Take the lines from the beginning of the material through the line containing "P2_SMIN = 2.18" and retype them exactly, leaving the pictures out.

***

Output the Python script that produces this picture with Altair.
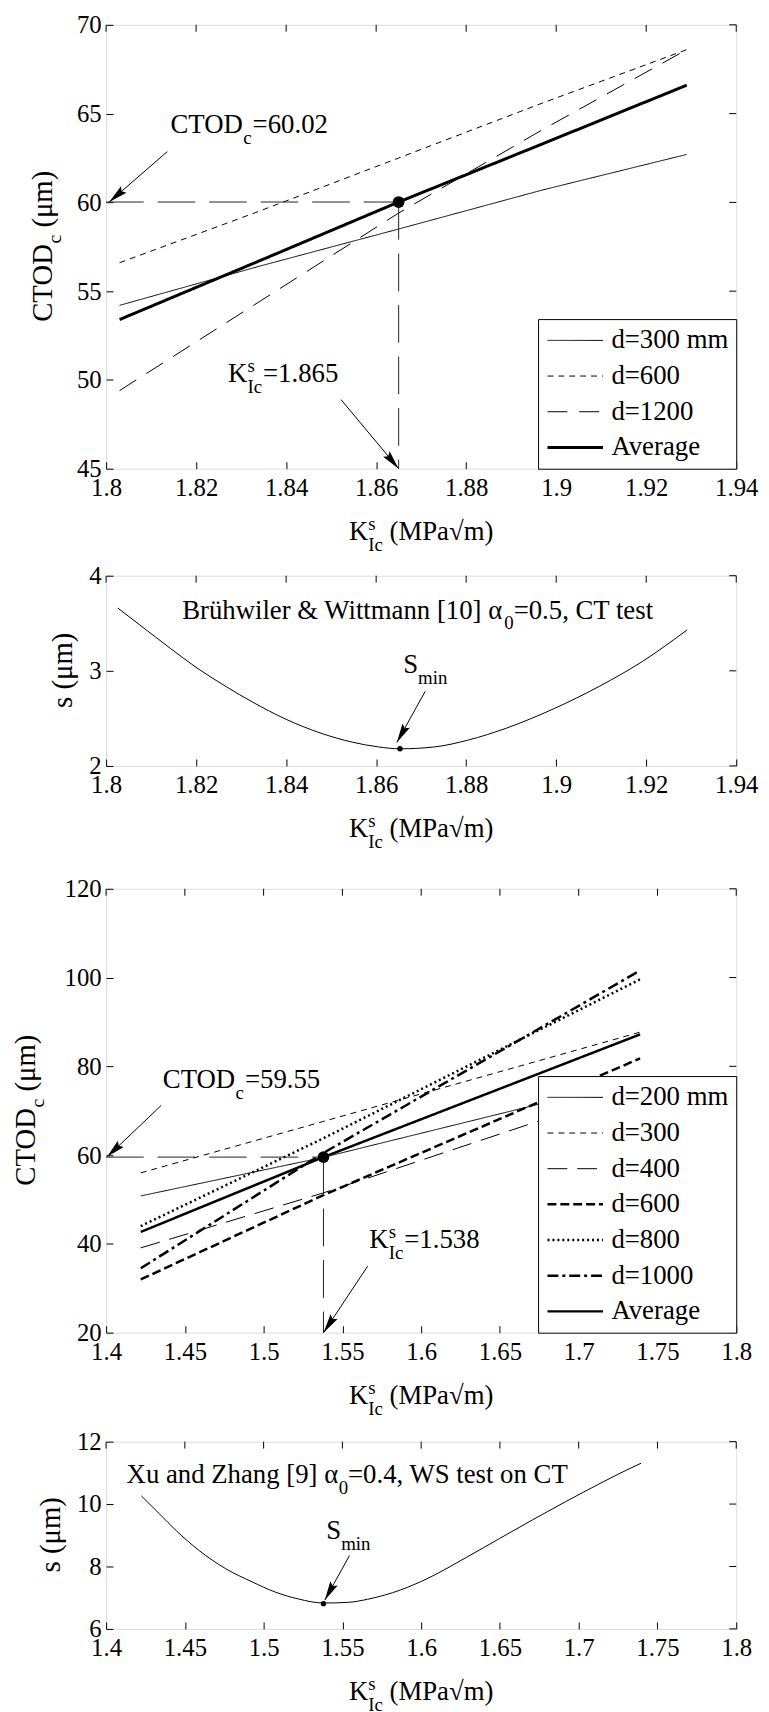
import math
import altair as alt
import pandas as pd

FONT = "Liberation Serif"
TICK_FS = 25
TXT_FS = 27
SUB_FS = 19
YT_FS = 29

W = 636
H1, H2, H3, H4 = 448, 192, 448, 189
LEFT, RIGHT, BOTTOM = 98, 24, 88
TOPS = [8, 18, 34, 20]

# ---------------- data ----------------
P1_XDOM = [1.8, 1.94]
P1_YDOM = [45, 70]
P1_XTICKS = [1.8, 1.82, 1.84, 1.86, 1.88, 1.9, 1.92, 1.94]
P1_YTICKS = [45, 50, 55, 60, 65, 70]
P1_K = [1.803, 1.834, 1.865, 1.897, 1.929]
P1_D300 = [54.2, 56.4, 58.5, 60.7, 62.7]
P1_D600 = [56.6, 59.5, 62.5, 65.6, 68.6]
P1_D1200 = [49.4, 54.4, 59.4, 64.1, 68.6]
P1_AVG = [53.4, 56.7, 60.02, 63.3, 66.6]
P1_SERIES = ["d=300 mm", "d=600", "d=1200", "Average"]
P1_KIC = 1.865
P1_CTODC = 60.02

P2_YDOM = [2, 4]
P2_YTICKS = [2, 3, 4]
P2_K = [1.8026, 1.8092, 1.8143, 1.8202, 1.8268, 1.8326, 1.8400, 1.8480, 1.8547,
        1.8605, 1.8653, 1.8730, 1.8803, 1.8891, 1.8994, 1.9097, 1.9192, 1.9291]
P2_S = [3.66, 3.42, 3.235, 3.03, 2.83, 2.67, 2.49, 2.34, 2.25,
        2.20, 2.18, 2.20, 2.27, 2.40, 2.60, 2.84, 3.10, 3.43]
P2_KMIN = 1.8653
P2_SMIN = 2.18

P3_XDOM = [1.4, 1.8]
P3_YDOM = [20, 120]
P3_XTICKS = [1.4, 1.45, 1.5, 1.55, 1.6, 1.65, 1.7, 1.75, 1.8]
P3_YTICKS = [20, 40, 60, 80, 100, 120]
P3_K = [1.422, 1.538, 1.739]
P3_D200 = [50.8, 59.5, 77.1]
P3_D300 = [56.0, 67.6, 87.7]
P3_D400 = [39.1, 51.5, 75.3]
P3_D600 = [32.0, 51.0, 81.8]
P3_D800 = [44.0, 63.8, 99.6]
P3_D1000 = [34.5, 60.5, 101.6]
P3_AVG = [42.7, 59.55, 87.2]
P3_SERIES = ["d=200 mm", "d=300", "d=400", "d=600", "d=800", "d=1000", "Average"]
P3_KIC = 1.538
P3_CTODC = 59.55

P4_YDOM = [6, 12]
P4_YTICKS = [6, 8, 10, 12]
P4_K = [1.4224, 1.434, 1.4445, 1.4591, 1.4759, 1.4926, 1.5074, 1.522, 1.538, 1.5535,
        1.566, 1.587, 1.6038, 1.629, 1.6499, 1.6709, 1.6918, 1.7128, 1.7296, 1.7396]
P4_S = [10.26, 9.68, 9.15, 8.51, 7.93, 7.51, 7.18, 6.96, 6.83, 6.85,
        6.95, 7.25, 7.61, 8.30, 8.90, 9.50, 10.08, 10.64, 11.07, 11.31]
P4_KMIN = 1.538
P4_SMIN = 6.81

# styles
P1_DASH = [[1, 0], [6, 5], [20, 12], [1, 0]]
P1_WIDTH = [1, 1, 1, 3]
P3_DASH = [[1, 0], [6, 5], [20, 10], [9, 4], [2, 3], [11, 4, 3, 4], [1, 0]]
P3_WIDTH = [1, 1, 1, 2.5, 2.5, 2.5, 2.5]
HELPER_DASH = [38, 14]
ARROW = "M0,0L-0.22,1L0,0.85L0.22,1Z"

ONE = pd.DataFrame({"one": [1]})

CW = {'A': .722, 'B': .667, 'C': .667, 'D': .722, 'I': .333, 'K': .722, 'M': .889, 'O': .722,
      'P': .556, 'S': .556, 'T': .611, 'W': .944, 'X': .722, 'Z': .611,
      'a': .444, 'c': .444, 'd': .5, 'e': .444, 'g': .5, 'h': .5, 'i': .278, 'l': .278,
      'm': .778, 'n': .5, 'o': .5, 'r': .333, 's': .389, 't': .278, 'u': .5, 'w': .722,
      ' ': .25, '.': .25, ',': .25, '=': .564, '(': .333, ')': .333, '[': .333, ']': .333,
      '&': .778, 'ü': .5, 'α': .54, 'μ': .5, '√': .549}


def tw(s, fs):
    return sum(CW.get(c, 0.5) for c in s) * fs


def x_axis(vals):
    return alt.Axis(values=vals, format="~r", title=None, grid=False, domain=False, offset=-7,
                    tickSize=7, tickWidth=1, tickColor="black", labelFont=FONT,
                    labelFontSize=TICK_FS, labelColor="black", labelPadding=7,
                    labelFlush=False, labelOverlap=False)


def y_axis(vals):
    return alt.Axis(values=vals, format="~r", title=None, grid=False, domain=False, offset=-7,
                    tickSize=7, tickWidth=1, tickColor="black", labelFont=FONT,
                    labelFontSize=TICK_FS, labelColor="black", labelPadding=5,
                    labelFlush=False, labelOverlap=False)


def texts(pieces, x, y, angle=None):
    out = []
    for txt, dx, dy, fs in pieces:
        kw = dict(text=txt, align="left", baseline="alphabetic", dx=dx, dy=dy,
                  fontSize=fs, font=FONT, color="black")
        if angle is not None:
            kw["angle"] = angle
        out.append(alt.Chart(ONE).mark_text(**kw).encode(x=x, y=y))
    return out


def arrow(x0, y0, x1, y1, xdom, ydom, h):
    dxp = (x1 - x0) / (xdom[1] - xdom[0]) * W
    dyp = -(y1 - y0) / (ydom[1] - ydom[0]) * h
    ang = math.degrees(math.atan2(dxp, -dyp)) % 360
    shaft = alt.Chart(ONE).mark_rule(color="black", strokeWidth=1).encode(
        x=alt.datum(x0), y=alt.datum(y0), x2=alt.datum(x1), y2=alt.datum(y1))
    head = alt.Chart(ONE).mark_point(shape=ARROW, filled=True, color="black", opacity=1,
                                     size=1500, angle=round(ang, 2), strokeWidth=0).encode(
        x=alt.datum(x1), y=alt.datum(y1))
    return [shaft, head]


def frame(h, top):
    return alt.Chart(ONE).mark_rect(opacity=0).encode(
        x=alt.value(-LEFT), x2=alt.value(W + RIGHT), y=alt.value(-top), y2=alt.value(h + BOTTOM))


def box_ticks(xfield, yfield, xticks, yticks):
    t = alt.Chart(pd.DataFrame({xfield: xticks})).mark_rule(color="black", strokeWidth=1).encode(
        x=alt.X(f"{xfield}:Q", axis=x_axis(xticks)), y=alt.value(0), y2=alt.value(7))
    r = alt.Chart(pd.DataFrame({yfield: yticks})).mark_rule(color="black", strokeWidth=1).encode(
        y=alt.Y(f"{yfield}:Q", axis=y_axis(yticks)), x=alt.value(W - 7), x2=alt.value(W))
    return [t, r]


def x_title(h):
    wk = tw("K", TXT_FS)
    wi = tw("Ic", SUB_FS)
    sp = tw(" ", TXT_FS)
    rest = "(MPa√m)"
    total = wk + wi + sp + tw(rest, TXT_FS)
    pieces = [("K", 0, 0, TXT_FS), ("s", wk, -10, SUB_FS), ("Ic", wk, 11, SUB_FS),
              (rest, wk + wi + sp, 0, TXT_FS)]
    return texts(pieces, alt.value(W / 2 - total / 2), alt.value(h + 72))


def y_title_ctod(h, xpos):
    w1 = tw("CTOD", YT_FS)
    wc = tw("c", 20)
    sp = tw(" ", YT_FS)
    rest = "(μm)"
    total = w1 + wc + sp + tw(rest, YT_FS)
    pieces = [("CTOD", 0, 0, YT_FS), ("c", w1, 9, 20), (rest, w1 + wc + sp, 0, YT_FS)]
    return texts(pieces, alt.value(xpos), alt.value(h / 2 + total / 2), angle=270)


def y_title_s(h, xpos):
    s = "s (μm)"
    total = tw(s, YT_FS)
    return texts([(s, 0, 0, YT_FS)], alt.value(xpos), alt.value(h / 2 + total / 2), angle=270)


def k_label(value_text, x, y):
    wk = tw("K", TXT_FS)
    wi = tw("Ic", SUB_FS)
    pieces = [("K", 0, 0, TXT_FS), ("s", wk, -10, SUB_FS), ("Ic", wk, 11, SUB_FS),
              (value_text, wk + wi + 1, 0, TXT_FS)]
    return texts(pieces, alt.datum(x), alt.datum(y))


def ctod_label(value_text, x, y):
    w1 = tw("CTOD", TXT_FS)
    wc = tw("c", SUB_FS)
    pieces = [("CTOD", 0, 0, TXT_FS), ("c", w1, 11, SUB_FS), (value_text, w1 + wc + 1, 0, TXT_FS)]
    return texts(pieces, alt.datum(x), alt.datum(y))


def smin_label(x, y):
    ws = tw("S", TXT_FS)
    return texts([("S", 0, 0, TXT_FS), ("min", ws, 11, SUB_FS)], alt.datum(x), alt.datum(y))


def alpha_label(first, sub, rest, x, y):
    w = tw(first, TXT_FS)
    pieces = [(first, 0, 0, TXT_FS), (sub, w, 11, SUB_FS), (rest, w + tw(sub, SUB_FS), 0, TXT_FS)]
    return texts(pieces, alt.datum(x), alt.datum(y))


def legend():
    return alt.Legend(title=None, orient="bottom-right", offset=0, symbolType="stroke",
                      symbolSize=56 * 56, symbolStrokeColor="black", labelFont=FONT,
                      labelFontSize=TXT_FS, labelColor="black", labelOffset=7, padding=8,
                      rowPadding=8, clipHeight=27, strokeColor="black", fillColor="white",
                      cornerRadius=0, labelLimit=0)


def long_df(k, names, series):
    rows = []
    for name, vals in zip(names, series):
        for kk, vv in zip(k, vals):
            rows.append({"k": kk, "v": vv, "series": name})
    return pd.DataFrame(rows)


def ctod_panel(h, top, xdom, ydom, xticks, yticks, k, names, series, dashes, widths,
               kic, ctodc, ytitle_x, ctod_txt, ctod_pos, ctod_arrow, k_txt, k_pos, k_arrow):
    df = long_df(k, names, series)
    lines = alt.Chart(df).mark_line(color="black", strokeCap="butt").encode(
        x=alt.X("k:Q", scale=alt.Scale(domain=xdom, nice=False, zero=False), axis=x_axis(xticks)),
        y=alt.Y("v:Q", scale=alt.Scale(domain=ydom, nice=False, zero=False), axis=y_axis(yticks)),
        strokeDash=alt.StrokeDash("series:N", scale=alt.Scale(domain=names, range=dashes),
                                  legend=legend()),
        strokeWidth=alt.StrokeWidth("series:N",
                                    scale=alt.Scale(type="ordinal", domain=names, range=widths),
                                    legend=legend()),
    )
    hline = alt.Chart(ONE).mark_rule(color="#222", strokeWidth=1, strokeDash=HELPER_DASH).encode(
        x=alt.datum(xdom[0]), x2=alt.datum(kic), y=alt.datum(ctodc))
    vline = alt.Chart(ONE).mark_rule(color="#222", strokeWidth=1, strokeDash=HELPER_DASH).encode(
        x=alt.datum(kic), y=alt.datum(ctodc), y2=alt.datum(ydom[0]))
    dot = alt.Chart(ONE).mark_circle(size=140, color="black", opacity=1).encode(
        x=alt.datum(kic), y=alt.datum(ctodc))
    layers = [frame(h, top), lines, hline, vline, dot]
    layers += box_ticks("k", "v", xticks, yticks)
    layers += arrow(*ctod_arrow, xdom, ydom, h)
    layers += arrow(*k_arrow, xdom, ydom, h)
    layers += ctod_label(ctod_txt, *ctod_pos)
    layers += k_label(k_txt, *k_pos)
    layers += x_title(h)
    layers += y_title_ctod(h, ytitle_x)
    return alt.layer(*layers).properties(width=W, height=h)


def s_panel(h, top, xdom, ydom, xticks, yticks, k, s, kmin, smin, ytitle_x,
            alpha_parts, alpha_pos, s_pos, s_arrow):
    df = pd.DataFrame({"k": k, "s": s})
    curve = alt.Chart(df).mark_line(color="black", strokeWidth=1, interpolate="monotone").encode(
        x=alt.X("k:Q", scale=alt.Scale(domain=xdom, nice=False, zero=False), axis=x_axis(xticks)),
        y=alt.Y("s:Q", scale=alt.Scale(domain=ydom, nice=False, zero=False), axis=y_axis(yticks)),
    )
    dot = alt.Chart(ONE).mark_circle(size=30, color="black", opacity=1).encode(
        x=alt.datum(kmin), y=alt.datum(smin))
    layers = [frame(h, top), curve, dot]
    layers += box_ticks("k", "s", xticks, yticks)
    layers += arrow(*s_arrow, xdom, ydom, h)
    layers += alpha_label(*alpha_parts, *alpha_pos)
    layers += smin_label(*s_pos)
    layers += x_title(h)
    layers += y_title_s(h, ytitle_x)
    return alt.layer(*layers).properties(width=W, height=h)


p1 = ctod_panel(
    H1, TOPS[0], P1_XDOM, P1_YDOM, P1_XTICKS, P1_YTICKS, P1_K, P1_SERIES,
    [P1_D300, P1_D600, P1_D1200, P1_AVG], P1_DASH, P1_WIDTH, P1_KIC, P1_CTODC, -55,
    "=60.02", (1.8143, 63.92), (1.8136, 62.86, 1.8007, P1_CTODC),
    "=1.865", (1.8271, 49.87), (1.8522, 48.89, P1_KIC, 45.0))

p2 = s_panel(
    H2, TOPS[1], P1_XDOM, P2_YDOM, P1_XTICKS, P2_YTICKS, P2_K, P2_S, P2_KMIN, P2_SMIN, -34,
    ("Brühwiler & Wittmann [10] α", "0", "=0.5, CT test"), (1.8169, 3.549),
    (1.8660, 2.976), (1.8709, 2.784, 1.8646, 2.247))

p3 = ctod_panel(
    H3, TOPS[2], P3_XDOM, P3_YDOM, P3_XTICKS, P3_YTICKS, P3_K, P3_SERIES,
    [P3_D200, P3_D300, P3_D400, P3_D600, P3_D800, P3_D1000, P3_AVG], P3_DASH, P3_WIDTH,
    P3_KIC, P3_CTODC, -72,
    "=59.55", (1.436, 75.1), (1.435, 71.2, 1.4005, P3_CTODC),
    "=1.538", (1.5671, 39.04), (1.566, 34.96, P3_KIC, 20.0))

p4 = s_panel(
    H4, TOPS[3], P3_XDOM, P4_YDOM, P3_XTICKS, P4_YTICKS, P4_K, P4_S, P4_KMIN, P4_SMIN, -47,
    ("Xu and Zhang [9] α", "0", "=0.4, WS test on CT"), (1.413, 10.68),
    (1.5398, 8.879), (1.5545, 8.35, 1.5388, 6.92))

chart = alt.vconcat(p1, p2, p3, p4, spacing=0).resolve_scale(
    strokeDash="independent", strokeWidth="independent"
).properties(
    padding={"left": 0, "top": -4, "right": 0, "bottom": 0}, background="white"
).configure_view(stroke="black", strokeWidth=1.5).configure(font=FONT)

chart.save("out.html", embed_options={"renderer": "svg", "actions": False})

***

▶ [EXERCISE OUTPUT]:
Output the Python script that produces this picture with Altair.
import math
import altair as alt
import pandas as pd

FONT = "Liberation Serif"
TICK_FS = 25
TXT_FS = 27
SUB_FS = 19
YT_FS = 29

W = 636
H1, H2, H3, H4 = 448, 192, 448, 189
LEFT, RIGHT, BOTTOM = 98, 24, 88
TOPS = [8, 18, 34, 20]

# ---------------- data ----------------
P1_XDOM = [1.8, 1.94]
P1_YDOM = [45, 70]
P1_XTICKS = [1.8, 1.82, 1.84, 1.86, 1.88, 1.9, 1.92, 1.94]
P1_YTICKS = [45, 50, 55, 60, 65, 70]
P1_K = [1.803, 1.834, 1.865, 1.897, 1.929]
P1_D300 = [54.2, 56.4, 58.5, 60.7, 62.7]
P1_D600 = [56.6, 59.5, 62.5, 65.6, 68.6]
P1_D1200 = [49.4, 54.4, 59.4, 64.1, 68.6]
P1_AVG = [53.4, 56.7, 60.02, 63.3, 66.6]
P1_SERIES = ["d=300 mm", "d=600", "d=1200", "Average"]
P1_KIC = 1.865
P1_CTODC = 60.02

P2_YDOM = [2, 4]
P2_YTICKS = [2, 3, 4]
P2_K = [1.8026, 1.8092, 1.8143, 1.8202, 1.8268, 1.8326, 1.8400, 1.8480, 1.8547,
        1.8605, 1.8653, 1.8730, 1.8803, 1.8891, 1.8994, 1.9097, 1.9192, 1.9291]
P2_S = [3.66, 3.42, 3.235, 3.03, 2.83, 2.67, 2.49, 2.34, 2.25,
        2.20, 2.18, 2.20, 2.27, 2.40, 2.60, 2.84, 3.10, 3.43]
P2_KMIN = 1.8653
P2_SMIN = 2.18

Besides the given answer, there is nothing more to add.